The fact, formalized by Rosen, that there are causally-acting
feedbacks
from context to sub-system, is the essence of organization. So
function
and organization are related and it is impossible to speak of one
without the other, except in a trivial or degenerate case (i.e. the
material view).
This is exactly right. The amazing thing to me is that so few areas of
mainstream science are either willing or able to SEE it. The proof of
it is everywhere, yet it is denied-- As a non-scientist, I find this
situation incomprehensible, even though I know (intellectually) why the
situation exists. But I've always had trouble understanding why my
father got so much flack for saying what John K. so elegantly stated
above. And my father even went to the trouble of "showing the work"

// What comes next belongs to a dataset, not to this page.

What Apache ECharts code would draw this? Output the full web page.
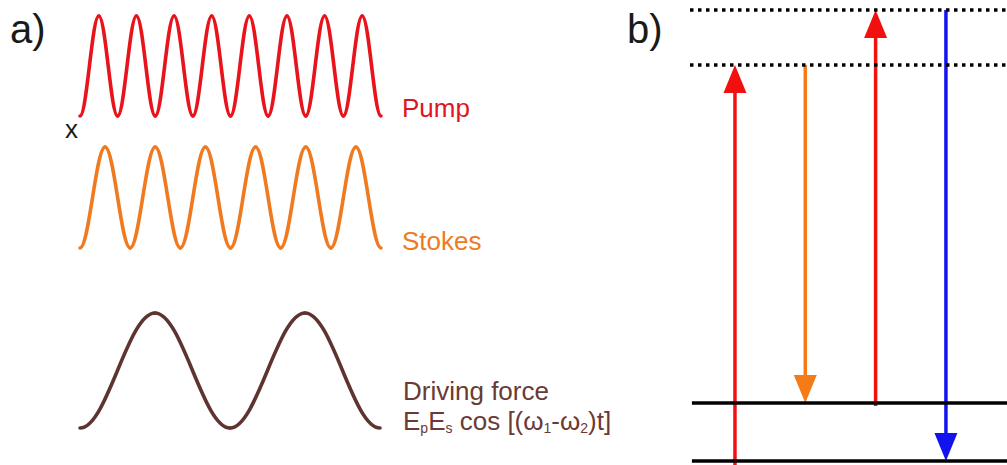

(i.e. how he arrived at those statements). From my perspective, the
statements are obvious truths and all that's required to see it is
simple common sense.
Function is one of the concepts that is absent or camouflaged as a
causal influence in systems that are not alive. Life and function are
two qualities of living systems that are either co-emergent or
connected via the kind of mutually causal relationship that is rampant
in complex systems. To put it another way; either "life" and "function"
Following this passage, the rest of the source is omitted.